• **EXERCISE PROMPT**:
Write out the entire listing below exactly as it appears, minus any pictures.

• **DATASET SECTION**:

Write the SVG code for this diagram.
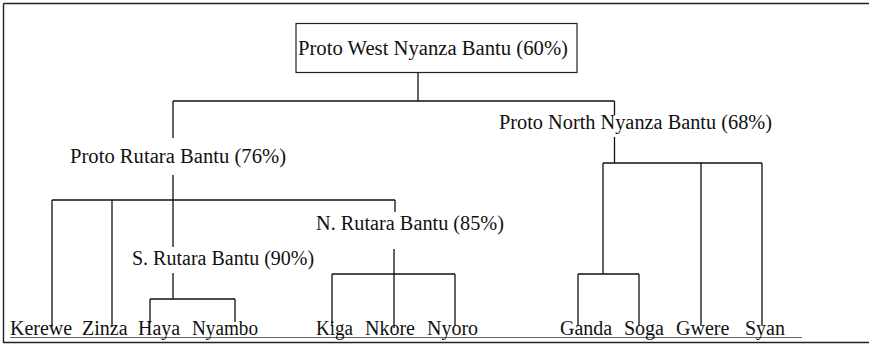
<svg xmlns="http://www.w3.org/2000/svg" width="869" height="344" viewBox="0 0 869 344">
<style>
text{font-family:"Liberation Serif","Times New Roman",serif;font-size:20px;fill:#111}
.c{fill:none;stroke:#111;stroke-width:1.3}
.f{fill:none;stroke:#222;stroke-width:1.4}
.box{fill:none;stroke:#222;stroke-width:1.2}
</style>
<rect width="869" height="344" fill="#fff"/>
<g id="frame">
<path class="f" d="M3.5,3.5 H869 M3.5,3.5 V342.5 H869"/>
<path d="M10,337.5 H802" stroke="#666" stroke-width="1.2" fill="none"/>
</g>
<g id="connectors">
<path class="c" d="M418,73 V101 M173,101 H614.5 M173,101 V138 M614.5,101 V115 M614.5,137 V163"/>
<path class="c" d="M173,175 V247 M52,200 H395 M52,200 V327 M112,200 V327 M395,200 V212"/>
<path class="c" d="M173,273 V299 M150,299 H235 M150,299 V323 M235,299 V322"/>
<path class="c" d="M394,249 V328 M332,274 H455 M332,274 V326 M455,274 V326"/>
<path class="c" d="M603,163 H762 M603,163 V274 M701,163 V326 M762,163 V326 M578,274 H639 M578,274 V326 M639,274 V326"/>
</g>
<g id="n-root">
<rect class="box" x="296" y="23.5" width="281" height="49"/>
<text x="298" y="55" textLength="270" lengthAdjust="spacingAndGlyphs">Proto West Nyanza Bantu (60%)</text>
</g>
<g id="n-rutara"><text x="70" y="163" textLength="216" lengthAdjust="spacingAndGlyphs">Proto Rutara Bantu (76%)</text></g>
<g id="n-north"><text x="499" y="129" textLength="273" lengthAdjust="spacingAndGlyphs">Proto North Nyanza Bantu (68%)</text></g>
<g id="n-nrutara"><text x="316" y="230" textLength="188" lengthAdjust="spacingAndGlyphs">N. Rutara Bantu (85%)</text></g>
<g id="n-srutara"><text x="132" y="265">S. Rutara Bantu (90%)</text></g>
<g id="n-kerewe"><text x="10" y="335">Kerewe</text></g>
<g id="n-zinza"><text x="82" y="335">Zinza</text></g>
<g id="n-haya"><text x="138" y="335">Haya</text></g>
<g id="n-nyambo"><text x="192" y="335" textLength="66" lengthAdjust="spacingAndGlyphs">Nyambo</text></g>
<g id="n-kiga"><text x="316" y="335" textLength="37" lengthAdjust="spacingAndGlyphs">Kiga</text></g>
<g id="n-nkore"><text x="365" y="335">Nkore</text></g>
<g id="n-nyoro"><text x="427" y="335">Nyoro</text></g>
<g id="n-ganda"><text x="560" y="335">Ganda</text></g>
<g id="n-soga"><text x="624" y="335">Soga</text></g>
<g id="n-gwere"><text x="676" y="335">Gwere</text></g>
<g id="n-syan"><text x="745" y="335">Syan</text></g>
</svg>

• **EXERCISE SOLUTION**:
Write the SVG code for this diagram.
<svg xmlns="http://www.w3.org/2000/svg" width="869" height="344" viewBox="0 0 869 344">
<style>
text{font-family:"Liberation Serif","Times New Roman",serif;font-size:20px;fill:#111}
.c{fill:none;stroke:#111;stroke-width:1.3}
.f{fill:none;stroke:#222;stroke-width:1.4}
.box{fill:none;stroke:#222;stroke-width:1.2}
</style>
<rect width="869" height="344" fill="#fff"/>
<g id="frame">
<path class="f" d="M3.5,3.5 H869 M3.5,3.5 V342.5 H869"/>
<path d="M10,337.5 H802" stroke="#666" stroke-width="1.2" fill="none"/>
</g>
<g id="connectors">
<path class="c" d="M418,73 V101 M173,101 H614.5 M173,101 V138 M614.5,101 V115 M614.5,137 V163"/>
<path class="c" d="M173,175 V247 M52,200 H395 M52,200 V327 M112,200 V327 M395,200 V212"/>
<path class="c" d="M173,273 V299 M150,299 H235 M150,299 V323 M235,299 V322"/>
<path class="c" d="M394,249 V328 M332,274 H455 M332,274 V326 M455,274 V326"/>
<path class="c" d="M603,163 H762 M603,163 V274 M701,163 V326 M762,163 V326 M578,274 H639 M578,274 V326 M639,274 V326"/>
</g>
<g id="n-root">
<rect class="box" x="296" y="23.5" width="281" height="49"/>
<text x="298" y="55" textLength="270" lengthAdjust="spacingAndGlyphs">Proto West Nyanza Bantu (60%)</text>
</g>
<g id="n-rutara"><text x="70" y="163" textLength="216" lengthAdjust="spacingAndGlyphs">Proto Rutara Bantu (76%)</text></g>
<g id="n-north"><text x="499" y="129" textLength="273" lengthAdjust="spacingAndGlyphs">Proto North Nyanza Bantu (68%)</text></g>
<g id="n-nrutara"><text x="316" y="230" textLength="188" lengthAdjust="spacingAndGlyphs">N. Rutara Bantu (85%)</text></g>
<g id="n-srutara"><text x="132" y="265">S. Rutara Bantu (90%)</text></g>
<g id="n-kerewe"><text x="10" y="335">Kerewe</text></g>
<g id="n-zinza"><text x="82" y="335">Zinza</text></g>
<g id="n-haya"><text x="138" y="335">Haya</text></g>
<g id="n-nyambo"><text x="192" y="335" textLength="66" lengthAdjust="spacingAndGlyphs">Nyambo</text></g>
<g id="n-kiga"><text x="316" y="335" textLength="37" lengthAdjust="spacingAndGlyphs">Kiga</text></g>
<g id="n-nkore"><text x="365" y="335">Nkore</text></g>
<g id="n-nyoro"><text x="427" y="335">Nyoro</text></g>
<g id="n-ganda"><text x="560" y="335">Ganda</text></g>
<g id="n-soga"><text x="624" y="335">Soga</text></g>
<g id="n-gwere"><text x="676" y="335">Gwere</text></g>
<g id="n-syan"><text x="745" y="335">Syan</text></g>
</svg>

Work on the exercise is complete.